I try to perform differential expression analysis by use of DESeq2. My tabular information is as follows:
The moment I start DESeq2 run I get the following error
Error in data.frame(sample = basename(filenames_in), filename = filenames_in, : duplicate row.names: /corral4/main/objects/6/6/a/dataset_66a66256-93c6-4d3f-9c06-6dd77297b3d7.dat
For now I don’t know if my table is wrong or if the parameters I am using are not correct. I have done the following
1: Factor level= Cont
2: Factor level= LPS
Files have headers= YES
Advanced setting= all default EXCEPT Pre-filtering= Enabled; Pre-filter value= 1
Can anyone provide me with some advise on this one?
This kind of error is directly from the underlying tool, and indicates that the tool had trouble parsing the inputs.
Those errors can be searched at the Bioconductor forum to find prior Q&A answered directly from the authors. Example: https://support.bioconductor.org/post/search/?query=deseq2+duplicate+row.names. Some will have Q&A at this forum as well if it happened to come up before. Example: Search results for 'deseq2+duplicate+row.names' - Galaxy Community Help
The screenshot is a bit blurry, and is just one part of the input.
I would suggest starting with these items first:
- Does each sample have a unique label?
- Does each line in the file have the same number of columns?
You could also share more details about the entire job. The “inputs” includes the files chosen on the form plus any labels input directly on the form. It is easier for others to offer actionable help when all of those details are in context.

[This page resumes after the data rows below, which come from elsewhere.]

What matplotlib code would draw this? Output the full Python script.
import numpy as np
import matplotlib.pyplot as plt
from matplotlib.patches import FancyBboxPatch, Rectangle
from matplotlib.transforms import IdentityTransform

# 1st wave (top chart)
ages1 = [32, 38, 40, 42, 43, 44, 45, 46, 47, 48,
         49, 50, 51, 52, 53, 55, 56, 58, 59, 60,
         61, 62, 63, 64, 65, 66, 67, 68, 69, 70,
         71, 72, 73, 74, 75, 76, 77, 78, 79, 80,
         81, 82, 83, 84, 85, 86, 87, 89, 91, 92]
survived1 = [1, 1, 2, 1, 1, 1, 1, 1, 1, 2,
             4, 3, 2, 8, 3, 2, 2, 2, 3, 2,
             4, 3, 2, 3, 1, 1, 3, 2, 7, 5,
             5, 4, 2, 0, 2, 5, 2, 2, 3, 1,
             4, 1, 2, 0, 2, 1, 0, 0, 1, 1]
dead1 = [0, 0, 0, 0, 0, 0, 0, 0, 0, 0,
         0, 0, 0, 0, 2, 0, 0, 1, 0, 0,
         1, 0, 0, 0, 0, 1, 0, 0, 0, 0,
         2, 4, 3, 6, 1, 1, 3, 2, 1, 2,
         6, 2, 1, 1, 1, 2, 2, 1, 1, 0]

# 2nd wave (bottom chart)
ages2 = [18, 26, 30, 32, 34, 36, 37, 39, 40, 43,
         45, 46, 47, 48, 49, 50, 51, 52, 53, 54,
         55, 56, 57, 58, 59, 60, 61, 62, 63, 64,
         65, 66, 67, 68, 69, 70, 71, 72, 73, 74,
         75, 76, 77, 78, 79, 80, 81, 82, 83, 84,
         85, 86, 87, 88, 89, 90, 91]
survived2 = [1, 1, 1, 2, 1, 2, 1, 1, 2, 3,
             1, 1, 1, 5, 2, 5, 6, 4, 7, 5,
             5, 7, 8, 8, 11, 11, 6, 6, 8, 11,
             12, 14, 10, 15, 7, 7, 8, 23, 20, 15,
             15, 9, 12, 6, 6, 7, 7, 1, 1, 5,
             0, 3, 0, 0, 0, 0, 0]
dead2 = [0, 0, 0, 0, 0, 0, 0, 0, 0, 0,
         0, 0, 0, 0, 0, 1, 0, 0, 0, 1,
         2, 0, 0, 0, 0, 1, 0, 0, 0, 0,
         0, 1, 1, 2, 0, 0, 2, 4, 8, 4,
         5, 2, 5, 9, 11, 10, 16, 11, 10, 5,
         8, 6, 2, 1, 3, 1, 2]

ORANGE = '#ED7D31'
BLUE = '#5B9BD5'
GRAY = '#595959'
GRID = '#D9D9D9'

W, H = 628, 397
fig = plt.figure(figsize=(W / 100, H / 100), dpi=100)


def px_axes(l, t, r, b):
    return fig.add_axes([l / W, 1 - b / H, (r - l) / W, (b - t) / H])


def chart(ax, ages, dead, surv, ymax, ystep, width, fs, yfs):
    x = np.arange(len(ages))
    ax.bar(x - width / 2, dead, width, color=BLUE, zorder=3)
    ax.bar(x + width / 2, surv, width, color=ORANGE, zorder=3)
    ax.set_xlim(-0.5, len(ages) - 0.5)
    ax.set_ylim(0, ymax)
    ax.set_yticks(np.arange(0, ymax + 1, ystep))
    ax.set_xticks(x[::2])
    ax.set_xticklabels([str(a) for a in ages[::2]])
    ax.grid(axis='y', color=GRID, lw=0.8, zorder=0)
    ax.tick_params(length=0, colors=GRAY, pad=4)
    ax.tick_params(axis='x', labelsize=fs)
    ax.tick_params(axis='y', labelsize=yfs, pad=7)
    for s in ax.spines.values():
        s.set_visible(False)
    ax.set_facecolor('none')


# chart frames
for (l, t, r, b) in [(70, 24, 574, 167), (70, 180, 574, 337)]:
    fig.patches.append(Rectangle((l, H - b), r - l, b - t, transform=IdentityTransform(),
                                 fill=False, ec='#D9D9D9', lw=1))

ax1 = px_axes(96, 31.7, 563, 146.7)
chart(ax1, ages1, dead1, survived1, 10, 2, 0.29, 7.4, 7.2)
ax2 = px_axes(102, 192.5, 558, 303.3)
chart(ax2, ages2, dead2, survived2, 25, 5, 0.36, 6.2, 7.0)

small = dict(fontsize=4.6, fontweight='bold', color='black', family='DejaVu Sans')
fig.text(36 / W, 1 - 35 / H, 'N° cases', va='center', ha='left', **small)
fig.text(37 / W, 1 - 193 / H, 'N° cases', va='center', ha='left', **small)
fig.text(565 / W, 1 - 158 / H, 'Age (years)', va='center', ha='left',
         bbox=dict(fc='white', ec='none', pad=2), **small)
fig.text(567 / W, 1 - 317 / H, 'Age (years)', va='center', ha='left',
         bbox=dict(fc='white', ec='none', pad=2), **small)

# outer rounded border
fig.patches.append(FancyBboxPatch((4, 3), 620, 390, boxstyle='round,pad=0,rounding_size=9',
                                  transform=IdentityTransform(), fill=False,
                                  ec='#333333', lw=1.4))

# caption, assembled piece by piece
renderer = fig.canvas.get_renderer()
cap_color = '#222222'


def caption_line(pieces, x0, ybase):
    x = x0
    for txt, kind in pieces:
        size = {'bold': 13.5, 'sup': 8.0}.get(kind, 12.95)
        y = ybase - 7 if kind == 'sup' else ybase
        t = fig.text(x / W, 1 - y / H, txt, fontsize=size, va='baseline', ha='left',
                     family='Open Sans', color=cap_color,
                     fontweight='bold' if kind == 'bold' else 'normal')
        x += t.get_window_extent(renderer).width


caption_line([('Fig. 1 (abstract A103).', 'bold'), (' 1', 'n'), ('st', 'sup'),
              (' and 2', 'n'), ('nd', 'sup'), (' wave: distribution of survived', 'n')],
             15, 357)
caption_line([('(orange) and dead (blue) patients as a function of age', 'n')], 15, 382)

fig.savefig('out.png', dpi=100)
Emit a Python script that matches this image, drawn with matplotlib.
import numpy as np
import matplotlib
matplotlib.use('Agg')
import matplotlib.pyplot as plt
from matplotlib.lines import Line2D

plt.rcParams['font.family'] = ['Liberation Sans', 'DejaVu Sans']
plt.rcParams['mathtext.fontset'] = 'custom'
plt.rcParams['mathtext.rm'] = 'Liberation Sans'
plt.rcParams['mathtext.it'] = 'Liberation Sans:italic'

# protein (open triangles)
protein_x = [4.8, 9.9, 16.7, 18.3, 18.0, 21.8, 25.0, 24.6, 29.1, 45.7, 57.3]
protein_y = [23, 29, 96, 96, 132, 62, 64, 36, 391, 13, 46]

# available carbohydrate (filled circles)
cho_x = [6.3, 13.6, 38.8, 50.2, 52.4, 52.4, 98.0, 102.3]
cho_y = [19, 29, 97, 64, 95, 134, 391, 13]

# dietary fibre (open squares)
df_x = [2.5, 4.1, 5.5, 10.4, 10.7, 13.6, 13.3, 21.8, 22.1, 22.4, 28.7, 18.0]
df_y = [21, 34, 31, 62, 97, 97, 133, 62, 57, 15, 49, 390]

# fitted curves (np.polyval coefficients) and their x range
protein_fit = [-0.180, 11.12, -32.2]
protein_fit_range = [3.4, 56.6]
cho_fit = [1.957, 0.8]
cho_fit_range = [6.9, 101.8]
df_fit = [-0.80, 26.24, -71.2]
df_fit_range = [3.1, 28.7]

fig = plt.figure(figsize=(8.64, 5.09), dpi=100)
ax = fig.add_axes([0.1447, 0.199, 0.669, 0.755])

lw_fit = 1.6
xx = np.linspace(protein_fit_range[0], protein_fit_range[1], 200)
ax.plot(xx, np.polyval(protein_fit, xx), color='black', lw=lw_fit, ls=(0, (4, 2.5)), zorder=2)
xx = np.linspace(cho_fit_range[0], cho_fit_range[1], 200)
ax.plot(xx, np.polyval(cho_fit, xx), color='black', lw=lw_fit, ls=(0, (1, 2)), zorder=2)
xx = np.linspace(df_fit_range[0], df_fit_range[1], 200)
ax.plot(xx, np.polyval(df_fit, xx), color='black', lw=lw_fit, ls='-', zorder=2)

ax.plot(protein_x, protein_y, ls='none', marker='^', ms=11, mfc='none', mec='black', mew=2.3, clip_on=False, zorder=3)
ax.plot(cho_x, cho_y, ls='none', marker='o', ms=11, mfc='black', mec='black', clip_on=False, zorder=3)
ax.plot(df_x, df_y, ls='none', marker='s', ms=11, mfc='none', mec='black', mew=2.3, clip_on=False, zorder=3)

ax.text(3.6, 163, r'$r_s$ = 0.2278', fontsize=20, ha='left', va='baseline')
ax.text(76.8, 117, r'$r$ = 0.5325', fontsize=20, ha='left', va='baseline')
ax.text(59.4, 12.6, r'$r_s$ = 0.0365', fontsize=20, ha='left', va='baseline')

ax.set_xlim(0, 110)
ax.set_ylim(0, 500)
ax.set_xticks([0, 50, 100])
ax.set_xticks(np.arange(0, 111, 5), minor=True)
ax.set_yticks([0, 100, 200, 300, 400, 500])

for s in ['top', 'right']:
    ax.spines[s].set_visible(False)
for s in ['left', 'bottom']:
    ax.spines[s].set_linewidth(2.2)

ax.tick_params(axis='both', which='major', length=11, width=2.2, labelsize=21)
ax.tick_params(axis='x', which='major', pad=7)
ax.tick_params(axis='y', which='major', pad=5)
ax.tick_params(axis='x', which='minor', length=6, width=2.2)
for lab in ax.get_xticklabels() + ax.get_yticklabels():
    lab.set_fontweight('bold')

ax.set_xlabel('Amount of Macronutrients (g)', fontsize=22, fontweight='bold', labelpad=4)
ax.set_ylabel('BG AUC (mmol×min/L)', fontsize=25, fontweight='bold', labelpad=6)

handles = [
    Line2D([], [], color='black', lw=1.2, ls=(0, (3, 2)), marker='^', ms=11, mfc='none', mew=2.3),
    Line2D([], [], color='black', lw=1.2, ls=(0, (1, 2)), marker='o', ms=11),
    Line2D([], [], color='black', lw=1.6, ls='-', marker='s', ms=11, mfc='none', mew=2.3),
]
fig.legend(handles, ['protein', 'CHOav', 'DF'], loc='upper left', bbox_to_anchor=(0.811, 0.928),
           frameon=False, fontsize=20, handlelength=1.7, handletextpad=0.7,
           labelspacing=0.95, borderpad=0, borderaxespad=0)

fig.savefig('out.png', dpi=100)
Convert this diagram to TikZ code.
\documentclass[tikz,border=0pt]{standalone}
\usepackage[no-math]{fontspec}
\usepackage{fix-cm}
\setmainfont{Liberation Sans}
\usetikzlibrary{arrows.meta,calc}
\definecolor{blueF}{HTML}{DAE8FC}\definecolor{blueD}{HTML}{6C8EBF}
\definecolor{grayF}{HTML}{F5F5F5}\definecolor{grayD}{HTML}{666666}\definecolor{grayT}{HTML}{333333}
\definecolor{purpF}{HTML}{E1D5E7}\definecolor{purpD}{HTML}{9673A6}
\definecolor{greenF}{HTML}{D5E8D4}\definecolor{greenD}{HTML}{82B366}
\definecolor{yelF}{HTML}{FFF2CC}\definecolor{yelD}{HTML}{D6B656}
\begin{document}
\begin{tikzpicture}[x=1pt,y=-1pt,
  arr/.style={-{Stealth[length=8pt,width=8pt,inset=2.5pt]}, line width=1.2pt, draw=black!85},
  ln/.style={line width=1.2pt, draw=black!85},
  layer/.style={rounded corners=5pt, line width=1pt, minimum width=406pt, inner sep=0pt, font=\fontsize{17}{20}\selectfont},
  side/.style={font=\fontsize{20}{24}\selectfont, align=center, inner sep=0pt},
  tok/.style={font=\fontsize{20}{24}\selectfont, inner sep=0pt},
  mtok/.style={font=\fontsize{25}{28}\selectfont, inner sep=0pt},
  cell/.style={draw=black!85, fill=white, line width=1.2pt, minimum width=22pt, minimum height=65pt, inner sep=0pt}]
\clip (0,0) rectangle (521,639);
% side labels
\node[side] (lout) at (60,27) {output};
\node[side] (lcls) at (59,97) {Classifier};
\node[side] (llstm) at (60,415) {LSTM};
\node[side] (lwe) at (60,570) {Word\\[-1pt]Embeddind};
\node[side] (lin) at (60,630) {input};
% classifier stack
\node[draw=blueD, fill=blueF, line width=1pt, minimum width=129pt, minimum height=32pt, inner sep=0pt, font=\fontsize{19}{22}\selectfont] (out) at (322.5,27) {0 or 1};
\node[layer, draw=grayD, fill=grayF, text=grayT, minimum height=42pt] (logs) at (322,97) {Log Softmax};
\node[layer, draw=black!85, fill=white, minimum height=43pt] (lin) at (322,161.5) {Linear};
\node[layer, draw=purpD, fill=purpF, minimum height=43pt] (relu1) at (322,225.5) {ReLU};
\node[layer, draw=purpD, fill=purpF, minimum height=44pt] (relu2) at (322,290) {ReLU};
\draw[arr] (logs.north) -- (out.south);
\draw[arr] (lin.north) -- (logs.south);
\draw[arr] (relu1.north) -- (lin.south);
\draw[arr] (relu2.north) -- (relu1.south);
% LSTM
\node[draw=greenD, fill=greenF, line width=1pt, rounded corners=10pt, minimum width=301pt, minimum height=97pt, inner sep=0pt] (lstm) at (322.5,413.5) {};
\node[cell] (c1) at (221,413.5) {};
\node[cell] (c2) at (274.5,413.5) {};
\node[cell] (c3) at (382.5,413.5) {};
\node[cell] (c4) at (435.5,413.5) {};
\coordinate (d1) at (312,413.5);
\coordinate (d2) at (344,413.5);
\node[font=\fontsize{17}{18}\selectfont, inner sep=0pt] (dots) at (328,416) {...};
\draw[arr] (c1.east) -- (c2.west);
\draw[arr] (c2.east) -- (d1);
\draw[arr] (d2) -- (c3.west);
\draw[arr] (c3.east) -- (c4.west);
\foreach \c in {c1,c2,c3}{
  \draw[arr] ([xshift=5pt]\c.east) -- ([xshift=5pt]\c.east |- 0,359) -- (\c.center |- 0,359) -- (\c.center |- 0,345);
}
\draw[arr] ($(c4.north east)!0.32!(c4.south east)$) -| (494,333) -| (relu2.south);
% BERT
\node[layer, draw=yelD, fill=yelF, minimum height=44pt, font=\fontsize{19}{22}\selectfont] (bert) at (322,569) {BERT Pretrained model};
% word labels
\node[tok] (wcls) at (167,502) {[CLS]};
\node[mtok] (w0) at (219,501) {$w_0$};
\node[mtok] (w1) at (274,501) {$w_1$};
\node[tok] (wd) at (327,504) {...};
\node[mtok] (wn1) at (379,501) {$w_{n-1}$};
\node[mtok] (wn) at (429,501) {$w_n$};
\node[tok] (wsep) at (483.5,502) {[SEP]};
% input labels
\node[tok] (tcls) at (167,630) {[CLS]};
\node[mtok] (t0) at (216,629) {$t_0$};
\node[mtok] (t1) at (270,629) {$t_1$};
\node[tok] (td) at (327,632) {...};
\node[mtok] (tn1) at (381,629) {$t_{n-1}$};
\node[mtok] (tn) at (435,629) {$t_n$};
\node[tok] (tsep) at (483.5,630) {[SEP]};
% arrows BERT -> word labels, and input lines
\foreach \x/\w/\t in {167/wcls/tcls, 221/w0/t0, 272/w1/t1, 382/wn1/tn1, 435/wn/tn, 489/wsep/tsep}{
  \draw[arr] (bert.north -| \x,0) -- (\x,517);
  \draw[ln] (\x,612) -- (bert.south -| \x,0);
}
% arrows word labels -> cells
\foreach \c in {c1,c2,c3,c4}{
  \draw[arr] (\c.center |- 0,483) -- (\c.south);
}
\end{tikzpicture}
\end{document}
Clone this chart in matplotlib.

Please see for the how-to Troubleshooting errors → Sharing your History
You could also compare to examples on the tool form (scroll down to the help section), or in the “end to end” tutorials here: Galaxy Training!
Let’s start there
Here is a better figure of my input data:
Yes, each sample has a unique label and each column has the same number of rows.
This is the link to my history: Galaxy
The error we discuss is about job 191-193, input table is 190.
Thanks for your help, appreciate this!
Thanks for sharing the history, I see the problem, and should have see it originally!
DESeq2 expects one distinct count file per sample. The sample name is read in from the files, and the factor label is input on the form.
Limma and EdgeR both have an option to accept a count matrix as well. Your data would be correctly formatted for that. Then you can either supply a file with the factor organization, or use the form to capture the same. Examples for this use case is on those tool forms (scroll down to the help section).
Small warning: either of those two latter tools may not be happy with lines where the counts are all 0. You could remove those lines (entirely) from your matrix if that happens. If you are not sure how to do that in Galaxy, this tutorial maps common unix utilities/functions to tools: Data Manipulation Olympics
Thanks for this update. So if I want to determine DE expressed genes with DESeq2 for 4xLPS samples vs 4xcontroles I have to toss in 8 tables with data per sample?
Factor label is just what I write on the form and sample name is picked up at the top of the table. For one sample the table will look like this:
Is this correct? If not, could you send me an example how it should look like?
Thanks again for your help!
Yes, all of that is true.
Four of your samples would go under one factor condition, and four would go under another, with each supplied as an individual file.
And, you might want to adjust those gene identifiers. Certain characters, like dots and pipes, have caused problem for others. Using R friendly terms tends to work best with all Bioconductor tools: terms are oneWord with no spaces, not starting with a number, and alphanumeric plus underscores (only). The Galaxy wrapper tries to handle alternative naming but can’t catch everything. And, this might not even show up until a downstream tool is used.